--- begin Supplied entries ---

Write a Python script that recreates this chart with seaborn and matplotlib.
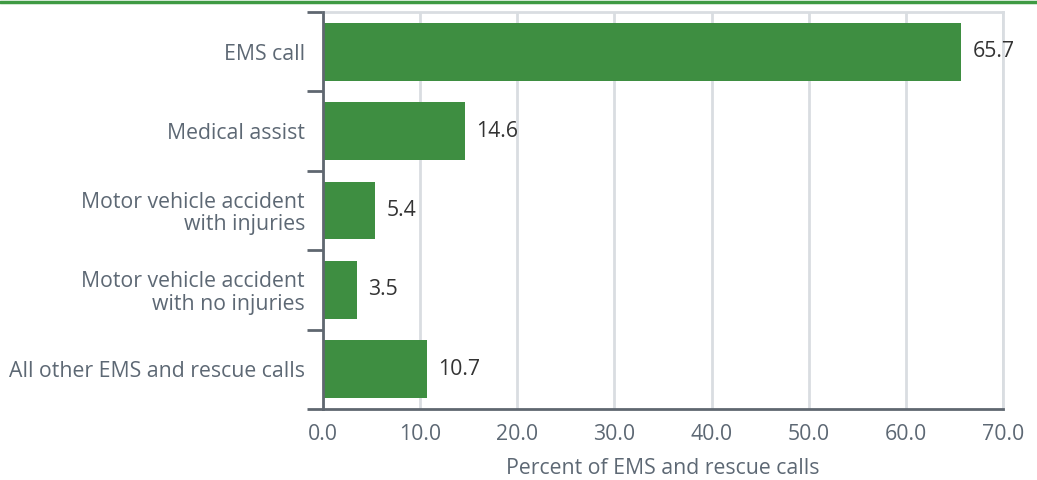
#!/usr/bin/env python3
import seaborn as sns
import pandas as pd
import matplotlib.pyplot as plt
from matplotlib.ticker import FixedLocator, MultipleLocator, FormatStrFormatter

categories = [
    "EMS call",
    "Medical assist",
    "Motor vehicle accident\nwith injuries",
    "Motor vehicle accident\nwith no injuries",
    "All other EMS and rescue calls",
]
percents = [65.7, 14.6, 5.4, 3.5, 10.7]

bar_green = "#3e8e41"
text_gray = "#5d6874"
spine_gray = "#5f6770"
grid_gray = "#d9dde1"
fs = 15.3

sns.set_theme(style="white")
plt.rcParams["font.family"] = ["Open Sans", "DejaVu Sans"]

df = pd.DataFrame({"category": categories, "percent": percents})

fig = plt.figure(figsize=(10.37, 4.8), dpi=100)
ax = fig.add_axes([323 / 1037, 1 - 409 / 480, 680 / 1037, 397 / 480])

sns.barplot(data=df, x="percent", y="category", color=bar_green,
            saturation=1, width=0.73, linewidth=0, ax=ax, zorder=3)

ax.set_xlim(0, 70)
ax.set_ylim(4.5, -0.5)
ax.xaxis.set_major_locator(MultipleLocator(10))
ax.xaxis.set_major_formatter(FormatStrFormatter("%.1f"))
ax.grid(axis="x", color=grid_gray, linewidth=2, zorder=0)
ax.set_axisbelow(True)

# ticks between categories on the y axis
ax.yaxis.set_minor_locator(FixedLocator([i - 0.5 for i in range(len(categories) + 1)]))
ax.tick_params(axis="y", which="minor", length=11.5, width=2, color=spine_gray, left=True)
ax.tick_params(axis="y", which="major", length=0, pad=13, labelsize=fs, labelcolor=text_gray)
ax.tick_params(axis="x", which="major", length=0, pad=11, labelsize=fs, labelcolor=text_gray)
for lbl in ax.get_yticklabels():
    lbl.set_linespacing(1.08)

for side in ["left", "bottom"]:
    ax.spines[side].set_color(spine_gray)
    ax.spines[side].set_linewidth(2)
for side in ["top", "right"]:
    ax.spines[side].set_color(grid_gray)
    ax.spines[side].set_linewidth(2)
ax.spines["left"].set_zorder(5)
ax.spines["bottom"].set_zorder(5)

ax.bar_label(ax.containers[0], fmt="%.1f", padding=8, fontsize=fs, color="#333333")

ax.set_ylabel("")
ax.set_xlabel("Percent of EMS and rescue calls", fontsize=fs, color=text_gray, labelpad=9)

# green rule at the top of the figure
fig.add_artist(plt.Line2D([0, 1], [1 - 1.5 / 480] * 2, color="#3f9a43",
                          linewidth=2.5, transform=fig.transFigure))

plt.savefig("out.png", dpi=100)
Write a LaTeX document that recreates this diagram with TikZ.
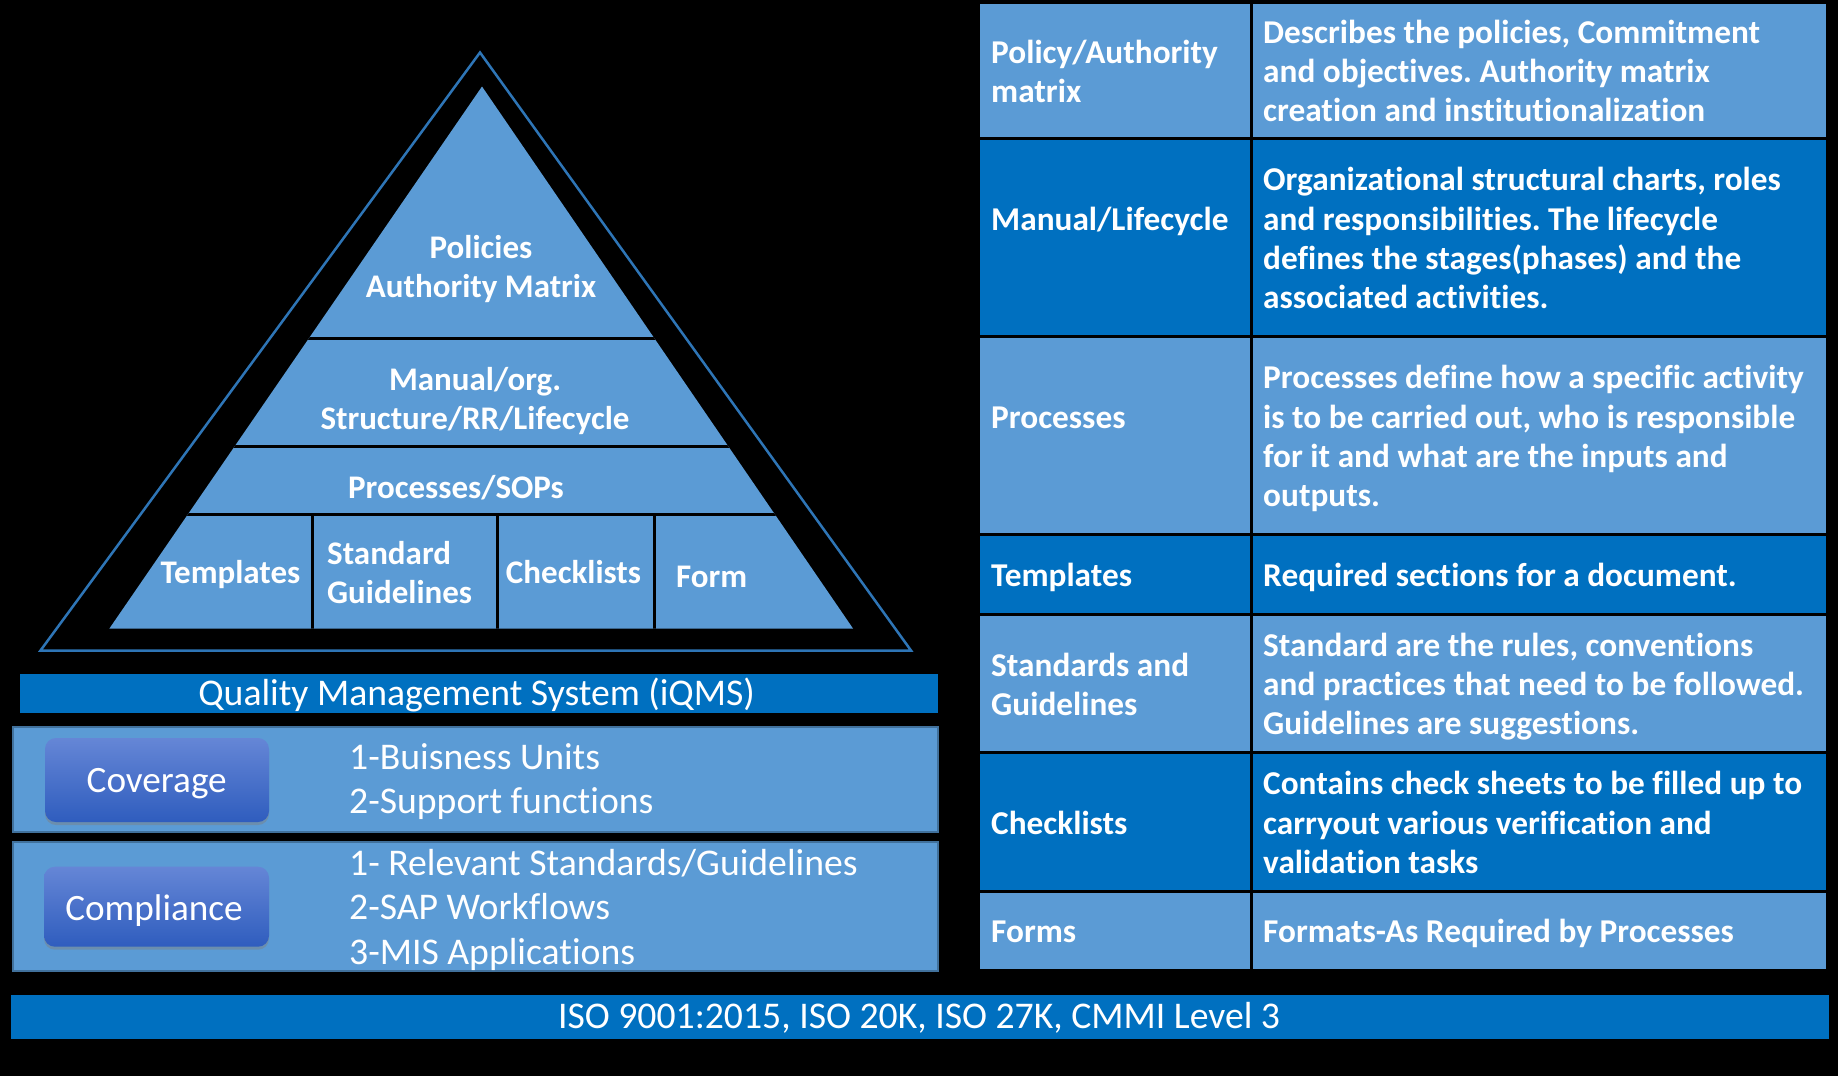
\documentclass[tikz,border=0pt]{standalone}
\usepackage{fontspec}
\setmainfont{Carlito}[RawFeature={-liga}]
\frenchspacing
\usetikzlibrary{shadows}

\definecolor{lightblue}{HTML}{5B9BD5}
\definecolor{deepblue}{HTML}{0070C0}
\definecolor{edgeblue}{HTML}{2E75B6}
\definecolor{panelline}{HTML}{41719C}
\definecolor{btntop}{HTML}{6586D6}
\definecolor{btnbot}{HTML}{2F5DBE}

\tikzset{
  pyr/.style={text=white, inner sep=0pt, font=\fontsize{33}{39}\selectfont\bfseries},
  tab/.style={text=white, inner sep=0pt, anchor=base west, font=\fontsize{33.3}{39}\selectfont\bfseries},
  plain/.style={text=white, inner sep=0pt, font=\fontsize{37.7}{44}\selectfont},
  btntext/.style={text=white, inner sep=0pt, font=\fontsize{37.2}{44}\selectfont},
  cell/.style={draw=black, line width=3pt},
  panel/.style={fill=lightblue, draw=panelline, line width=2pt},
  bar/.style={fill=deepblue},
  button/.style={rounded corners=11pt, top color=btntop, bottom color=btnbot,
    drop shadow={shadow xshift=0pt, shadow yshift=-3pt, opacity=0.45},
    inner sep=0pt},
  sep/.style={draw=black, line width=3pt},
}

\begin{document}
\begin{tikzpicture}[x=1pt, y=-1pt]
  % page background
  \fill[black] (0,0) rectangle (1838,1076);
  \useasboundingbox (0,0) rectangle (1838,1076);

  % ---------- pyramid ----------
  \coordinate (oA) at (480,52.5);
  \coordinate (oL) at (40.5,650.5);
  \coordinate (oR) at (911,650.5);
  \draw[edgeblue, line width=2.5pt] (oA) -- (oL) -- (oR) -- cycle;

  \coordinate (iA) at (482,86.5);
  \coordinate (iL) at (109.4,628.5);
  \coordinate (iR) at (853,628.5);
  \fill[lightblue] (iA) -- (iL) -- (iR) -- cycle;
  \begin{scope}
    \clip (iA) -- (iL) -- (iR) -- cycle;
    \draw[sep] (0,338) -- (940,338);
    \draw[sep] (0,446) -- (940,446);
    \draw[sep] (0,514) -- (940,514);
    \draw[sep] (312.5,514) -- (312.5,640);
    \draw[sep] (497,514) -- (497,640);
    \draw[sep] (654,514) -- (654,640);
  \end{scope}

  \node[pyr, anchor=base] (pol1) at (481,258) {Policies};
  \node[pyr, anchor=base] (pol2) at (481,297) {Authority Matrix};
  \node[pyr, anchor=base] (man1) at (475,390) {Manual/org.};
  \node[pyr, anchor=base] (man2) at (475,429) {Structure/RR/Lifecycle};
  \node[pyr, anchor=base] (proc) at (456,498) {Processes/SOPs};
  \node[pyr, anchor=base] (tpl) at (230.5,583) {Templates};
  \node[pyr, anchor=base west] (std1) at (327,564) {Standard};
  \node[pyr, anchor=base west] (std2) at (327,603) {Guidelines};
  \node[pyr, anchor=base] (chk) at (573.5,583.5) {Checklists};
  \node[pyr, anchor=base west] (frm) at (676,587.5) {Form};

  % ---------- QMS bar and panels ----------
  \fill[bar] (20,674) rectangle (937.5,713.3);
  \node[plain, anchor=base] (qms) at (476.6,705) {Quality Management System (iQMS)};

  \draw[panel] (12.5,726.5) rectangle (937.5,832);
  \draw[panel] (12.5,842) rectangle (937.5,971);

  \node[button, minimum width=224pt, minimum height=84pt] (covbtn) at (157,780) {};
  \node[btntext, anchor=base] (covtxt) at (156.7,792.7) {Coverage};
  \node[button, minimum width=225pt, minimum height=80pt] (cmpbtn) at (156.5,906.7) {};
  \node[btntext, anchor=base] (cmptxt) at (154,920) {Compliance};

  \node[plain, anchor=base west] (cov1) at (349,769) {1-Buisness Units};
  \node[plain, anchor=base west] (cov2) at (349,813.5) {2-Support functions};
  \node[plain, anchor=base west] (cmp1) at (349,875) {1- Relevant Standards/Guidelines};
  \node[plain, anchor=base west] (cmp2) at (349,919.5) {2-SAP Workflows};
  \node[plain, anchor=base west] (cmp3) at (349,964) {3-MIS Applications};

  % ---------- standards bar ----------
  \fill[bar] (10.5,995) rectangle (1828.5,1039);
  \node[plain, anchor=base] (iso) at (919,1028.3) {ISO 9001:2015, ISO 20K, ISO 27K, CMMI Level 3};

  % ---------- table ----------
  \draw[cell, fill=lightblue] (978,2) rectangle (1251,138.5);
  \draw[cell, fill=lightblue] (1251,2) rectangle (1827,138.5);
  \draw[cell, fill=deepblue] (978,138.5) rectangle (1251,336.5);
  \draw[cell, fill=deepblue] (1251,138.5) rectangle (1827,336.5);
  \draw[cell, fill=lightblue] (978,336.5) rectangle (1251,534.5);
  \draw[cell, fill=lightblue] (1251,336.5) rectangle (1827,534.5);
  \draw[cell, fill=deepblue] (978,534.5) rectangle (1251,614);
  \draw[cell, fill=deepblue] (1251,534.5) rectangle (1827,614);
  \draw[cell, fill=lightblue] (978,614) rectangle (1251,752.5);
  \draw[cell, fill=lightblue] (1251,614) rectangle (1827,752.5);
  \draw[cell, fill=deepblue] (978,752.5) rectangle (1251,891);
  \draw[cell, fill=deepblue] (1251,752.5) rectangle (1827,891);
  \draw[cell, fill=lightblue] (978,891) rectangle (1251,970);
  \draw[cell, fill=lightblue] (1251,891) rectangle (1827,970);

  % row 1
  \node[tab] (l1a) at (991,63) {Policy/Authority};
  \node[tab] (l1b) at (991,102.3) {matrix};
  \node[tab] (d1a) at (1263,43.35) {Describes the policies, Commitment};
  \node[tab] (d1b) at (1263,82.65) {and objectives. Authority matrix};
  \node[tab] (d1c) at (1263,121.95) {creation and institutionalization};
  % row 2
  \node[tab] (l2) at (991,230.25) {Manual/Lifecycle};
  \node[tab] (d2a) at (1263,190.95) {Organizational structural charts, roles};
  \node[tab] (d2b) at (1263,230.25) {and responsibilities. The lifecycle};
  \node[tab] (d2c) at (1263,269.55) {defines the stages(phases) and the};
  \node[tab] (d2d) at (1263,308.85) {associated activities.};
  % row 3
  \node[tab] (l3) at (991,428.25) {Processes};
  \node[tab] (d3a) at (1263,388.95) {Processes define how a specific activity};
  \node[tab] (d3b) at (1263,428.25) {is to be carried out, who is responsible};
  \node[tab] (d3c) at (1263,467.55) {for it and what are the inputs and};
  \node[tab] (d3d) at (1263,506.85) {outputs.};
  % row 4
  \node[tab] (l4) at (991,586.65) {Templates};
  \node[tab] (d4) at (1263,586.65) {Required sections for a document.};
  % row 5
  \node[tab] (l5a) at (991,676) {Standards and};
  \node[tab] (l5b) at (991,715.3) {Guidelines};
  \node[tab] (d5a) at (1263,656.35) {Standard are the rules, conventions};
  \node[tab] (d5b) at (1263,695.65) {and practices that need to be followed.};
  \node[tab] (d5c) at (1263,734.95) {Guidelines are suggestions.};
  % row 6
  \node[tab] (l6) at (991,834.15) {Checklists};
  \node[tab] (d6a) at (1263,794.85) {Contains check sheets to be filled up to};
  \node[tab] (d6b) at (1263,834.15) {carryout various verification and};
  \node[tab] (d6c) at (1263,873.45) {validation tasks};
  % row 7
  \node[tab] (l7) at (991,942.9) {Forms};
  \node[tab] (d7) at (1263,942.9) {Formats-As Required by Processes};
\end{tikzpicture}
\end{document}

--- end Supplied entries ---

▸ **Task prompt**
Exactly as they appear, print the lines of the listing above from its first line through the line that contains "ax = fig.add_axes([323", minus the pictures.

▸ **Response below**
Write a Python script that recreates this chart with seaborn and matplotlib.
#!/usr/bin/env python3
import seaborn as sns
import pandas as pd
import matplotlib.pyplot as plt
from matplotlib.ticker import FixedLocator, MultipleLocator, FormatStrFormatter

categories = [
    "EMS call",
    "Medical assist",
    "Motor vehicle accident\nwith injuries",
    "Motor vehicle accident\nwith no injuries",
    "All other EMS and rescue calls",
]
percents = [65.7, 14.6, 5.4, 3.5, 10.7]

bar_green = "#3e8e41"
text_gray = "#5d6874"
spine_gray = "#5f6770"
grid_gray = "#d9dde1"
fs = 15.3

sns.set_theme(style="white")
plt.rcParams["font.family"] = ["Open Sans", "DejaVu Sans"]

df = pd.DataFrame({"category": categories, "percent": percents})

fig = plt.figure(figsize=(10.37, 4.8), dpi=100)
ax = fig.add_axes([323 / 1037, 1 - 409 / 480, 680 / 1037, 397 / 480])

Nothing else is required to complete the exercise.